Curator's Take
This theoretical work reveals a fascinating new pathway to quantum entanglement that leverages non-Hermitian physics rather than traditional magnetic field control, potentially opening up novel approaches for quantum state engineering in future devices. The discovery that non-Hermiticity alone can drive a system to maximal entanglement represents a significant departure from conventional quantum mechanics, where Hermitian operators have dominated our understanding of quantum systems. What makes this particularly intriguing is the identification of a sharp phase transition that occurs through energy gap closure rather than at exceptional points, suggesting fundamentally different physics at play that could inspire new quantum hardware designs.

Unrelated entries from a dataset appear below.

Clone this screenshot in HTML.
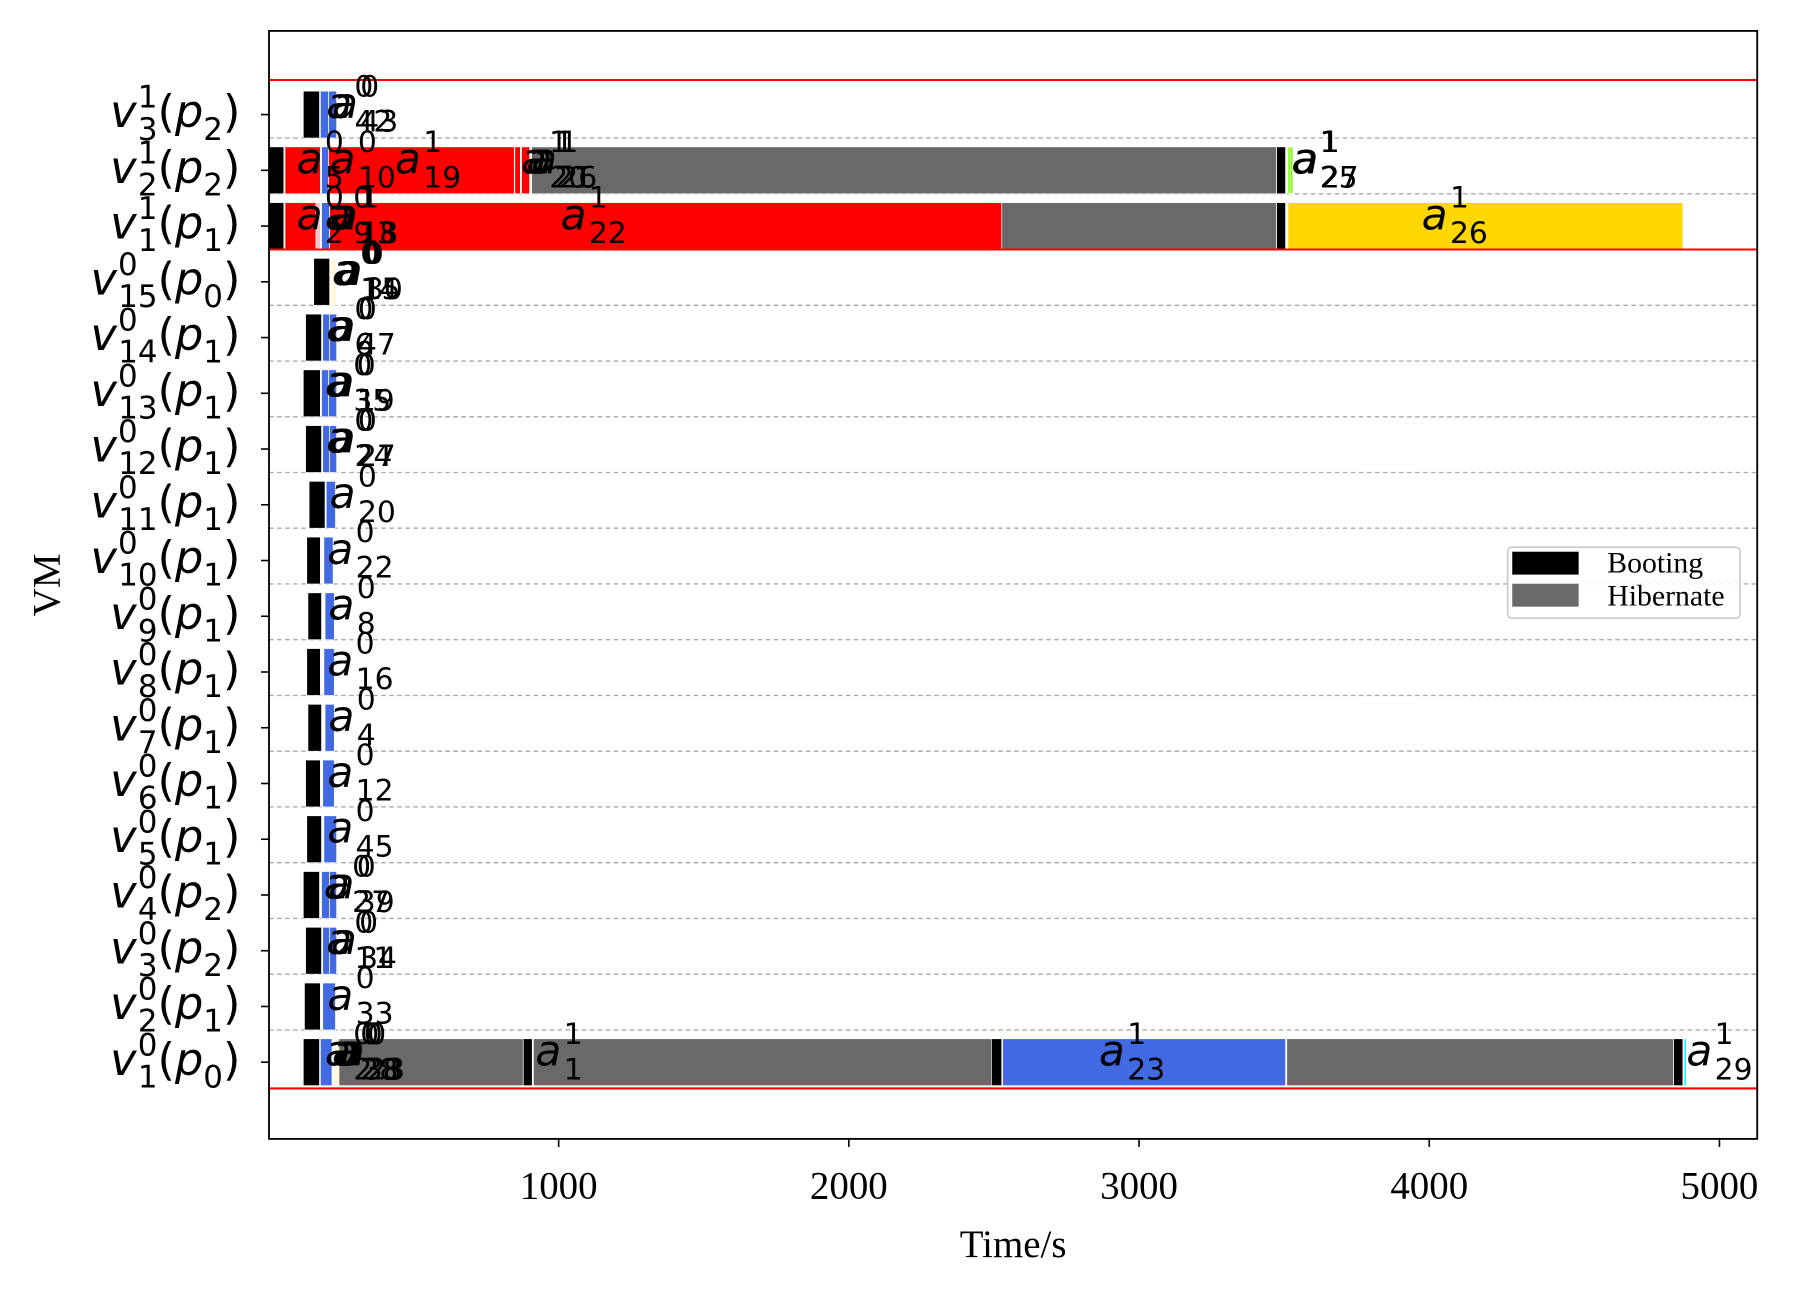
<!DOCTYPE html>
<html><head><meta charset="utf-8"><style>
html,body{margin:0;padding:0;background:#fff;}
svg{display:block;}
</style></head><body>
<svg id="chart" xmlns="http://www.w3.org/2000/svg" width="1795" height="1298" viewBox="0 0 1568 1134" preserveAspectRatio="none"></svg>
<script>
// ---- data ----
const vSub = [1,2,3,4,5,6,7,8,9,10,11,12,13,14,15,1,2,3];
const vSup = [0,0,0,0,0,0,0,0,0,0,0,0,0,0,0,1,1,1];
const pSub = [0,1,2,2,1,1,1,1,1,1,1,1,1,1,0,1,2,2];
const xTicks = [1000,2000,3000,4000,5000];

const barRow   = [0,0,0,0,0,0,0,0,0,0,0,
  1,1, 2,2,2, 3,3,3, 4,4, 5,5, 6,6, 7,7, 8,8, 9,9, 10,10, 11,11,11, 12,12,12, 13,13,13,
  14,14,
  15,15,15,15,15,15,15,15,
  16,16,16,16,16,16,16,16,16,16,
  17,17,17];
const barStart = [120,179,223,243,878,913,2491,2530,3509,4842,4878,
  124,187, 128,187,211, 120,183,211, 132,191, 128,187, 136,195, 132,191, 136,195, 132,191, 140,199, 128,187,211, 120,183,207, 128,187,211,
  156,215,
  0,57,164,183,211,2527,3474,3513,
  0,57,183,207,849,872,907,3474,3513,3521,
  120,179,207];
const barEnd   = [176,219,243,878,909,2491,2527,3505,4842,4874,4886,
  179,231, 183,211,235, 176,211,235, 183,235, 179,227, 183,227, 179,227, 183,227, 179,223, 195,231, 183,211,235, 179,207,235, 183,211,235,
  211,235,
  53,164,179,211,2527,3474,3505,4874,
  53,179,207,847,868,900,3474,3505,3521,3530,
  176,207,235];
const barKind  = ['boot','blue','silk','hib','boot','hib','boot','blue','hib','boot','cyan',
  'boot','blue', 'boot','blue','blue', 'boot','blue','blue', 'boot','blue', 'boot','blue', 'boot','blue', 'boot','blue', 'boot','blue', 'boot','blue', 'boot','blue', 'boot','blue','blue', 'boot','blue','blue', 'boot','blue','blue',
  'boot','silk',
  'boot','red','pink','blue','red','hib','boot','gold',
  'boot','red','blue','red','red','red','hib','boot','green','green',
  'boot','blue','blue'];

const lblRow  = [17,17, 16,16,16,16,16,16,16,16, 15,15,15,15,15,15, 14,14,14, 13,13, 12,12, 11,11, 10, 9, 8, 7, 6, 5, 4, 3,3, 2,2, 1, 0,0,0,0,0,0,0];
const lblTime = [199,219, 97,211,436,870,889,905,3525,3529, 97,195,211,219,1007,3974, 219,227,235, 199,211, 195,207, 199,211, 211, 203, 207, 203, 207, 203, 203, 191,207, 199,215, 203, 195,219,231,243,920,2862,4886];
const lblSup  = [0,0, 0,0,1,1,1,1,1,1, 0,0,1,1,1,1, 0,0,0, 0,0, 0,0, 0,0, 0, 0, 0, 0, 0, 0, 0, 0,0, 0,0, 0, 0,0,0,0,1,1,1];
const lblSub  = [42,43, 5,10,19,20,21,26,25,27, 2,9,13,18,22,26, 14,15,30, 6,47, 35,19, 24,27, 20, 22, 8, 16, 4, 12, 45, 27,39, 11,34, 33, 2,28,38,23,1,23,29];

const redLineRows = [-0.47, 14.58, 17.62];

// ---- geometry ----
const L=235, R=1535, T=27, B=995;
const X = t => 234.5 + 0.2535*t;
const Y = r => 928 - r*48.7;
const BH = 41;
const colors = {boot:'#000000',hib:'#696969',red:'#ff0000',blue:'#4169e1',gold:'#ffd700',silk:'#fff8dc',green:'#7cfc00',cyan:'#00ffff',pink:'#ffc0cb'};
const NS='http://www.w3.org/2000/svg';
const svg=document.getElementById('chart');
function mk(tag,attrs,parent){const e=document.createElementNS(NS,tag);for(const k in attrs)e.setAttribute(k,attrs[k]);(parent||svg).appendChild(e);return e;}
const MATH='"DejaVu Sans", sans-serif', SERIF='"Liberation Serif", serif';

// grid dashed lines at bottom of bars
const gGrid=mk('g',{});


for(let r=1;r<vSub.length;r++){
  if(r===15) continue;
  const y=Y(r)+BH/2;
  const ln=mk('line',{x1:L,x2:R,y1:y,y2:y,stroke:'#aaaaaa','stroke-width':1.2,'stroke-dasharray':'4,3'},gGrid);
  
  
}
// bars
const gBars=mk('g',{});


for(let i=0;i<barRow.length;i++){
  const x0=X(barStart[i]), x1=X(barEnd[i]);
  const rc=mk('rect',{x:x0,y:Y(barRow[i])-BH/2,width:Math.max(x1-x0,1),height:BH,fill:colors[barKind[i]],stroke:'#ffffff','stroke-width':0.6},gBars);
  
  
}
// red separator lines
for(const rr of redLineRows){
  const y=Y(rr);
  const ln=mk('line',{x1:L,x2:R,y1:y,y2:y,stroke:'#ff0000','stroke-width':1.8});
  
  
}
// task labels
const gL=mk('g',{});


for(let i=0;i<lblRow.length;i++){
  const y=Y(lblRow[i])+3;
  const t=mk('text',{x:X(lblTime[i]),y:y,'font-family':MATH,'font-size':37,fill:'#000'},gL);
  
  
  t.innerHTML='<tspan font-style="italic">a</tspan><tspan font-size="26" dx="2" dy="-19">'+lblSup[i]+'</tspan><tspan font-size="26" dx="-16.5" dy="31">'+lblSub[i]+'</tspan>';
}
// axes frame
const fr=mk('rect',{x:L,y:T,width:R-L,height:B-T,fill:'none',stroke:'#000','stroke-width':1.6});


// y ticks & labels
for(let r=0;r<vSub.length;r++){
  const y=Y(r);
  const tk=mk('line',{x1:L-7,x2:L,y1:y,y2:y,stroke:'#000','stroke-width':1.4});
  
  
  const t=mk('text',{x:210,y:y+11,'text-anchor':'end','font-family':MATH,'font-size':39,fill:'#000'});
  
  
  t.innerHTML='<tspan font-style="italic">v</tspan><tspan font-size="27" dx="1" dy="-17">'+vSup[r]+'</tspan><tspan font-size="27" dx="-17" dy="28">'+vSub[r]+'</tspan><tspan dy="-11">(</tspan><tspan font-style="italic">p</tspan><tspan font-size="27" dy="11">'+pSub[r]+'</tspan><tspan dy="-11">)</tspan>';
}
// x ticks
for(const v of xTicks){
  const x=X(v);
  const tk=mk('line',{x1:x,x2:x,y1:B,y2:B+7,stroke:'#000','stroke-width':1.4});
  
  
  const t=mk('text',{x:x,y:1047,'text-anchor':'middle','font-family':SERIF,'font-size':34,fill:'#000'});
  
  
  t.textContent=v;
}
// axis titles
const xt=mk('text',{x:885,y:1098,'text-anchor':'middle','font-family':SERIF,'font-size':34,fill:'#000'});


xt.textContent='Time/s';
const yt=mk('text',{x:0,y:0,'text-anchor':'middle','font-family':SERIF,'font-size':34,fill:'#000',transform:'translate(52,511) rotate(-90)'});


yt.textContent='VM';
// legend
const lg=mk('g',{});


const lb=mk('rect',{x:1317,y:478,width:203,height:62,rx:4,fill:'#fff','fill-opacity':0.85,stroke:'#cccccc','stroke-width':1.5},lg);


const legItems=[['Booting','#000000',482,500],['Hibernate','#696969',510,529]];
for(const it of legItems){
  const p=mk('rect',{x:1321,y:it[2],width:58,height:20,fill:it[1]},lg);
  
  
  const t=mk('text',{x:1404,y:it[3],'font-family':SERIF,'font-size':26,fill:'#000'},lg);
  
  
  t.textContent=it[0];
}
</script>
</body></html>
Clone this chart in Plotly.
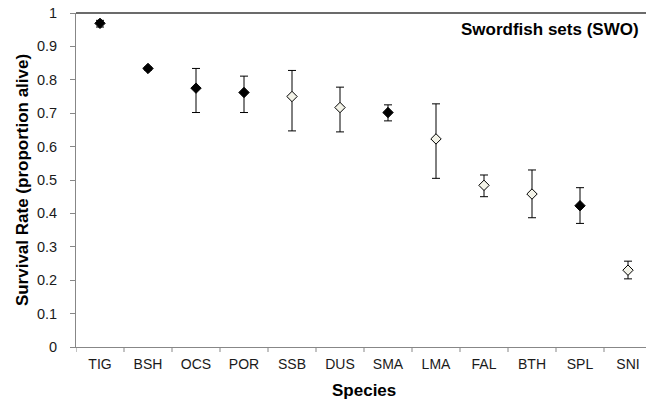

While still theoretical, this work contributes to the growing recognition that non-Hermitian quantum systems may offer unexplored advantages for quantum information processing applications.
— Mark Eatherly
Summary
Theoretical analysis of a prototypical two-qubit effective non-Hermitian system characterized by asymmetric Heisenberg $XY$ interactions in the absence of external magnetic fields demonstrates that maximal bipartite entanglement and quantum phase transitions can be induced exclusively through non-Hermiticity. At thermal equilibrium as $T\rightarrow 0$, the system attains maximal entanglement ${C}=1$ for values of the non-Hermiticity parameter greater than a critical value $γ>γ_c=J\sqrt{(1-δ^2)}$, where $J$ denotes the exchange interaction and $δ$ represents the anisotropy of the system; conversely, for $γ< γ_c$, entanglement is nonmaximal and given by ${C} = \sqrt{(1 - (γ/J)^2)}$. The entanglement undergoes a discontinuous transition to zero precisely at $γ= γ_c$. This phase transition originates from the closing of the energy gap at a non-Hermiticity-driven ground state degeneracy, which is fundamentally different from an exceptional point. This work suggests the use of singular-value-decomposition generalized density matrix for the computation of entanglement in bi-orthogonal systems.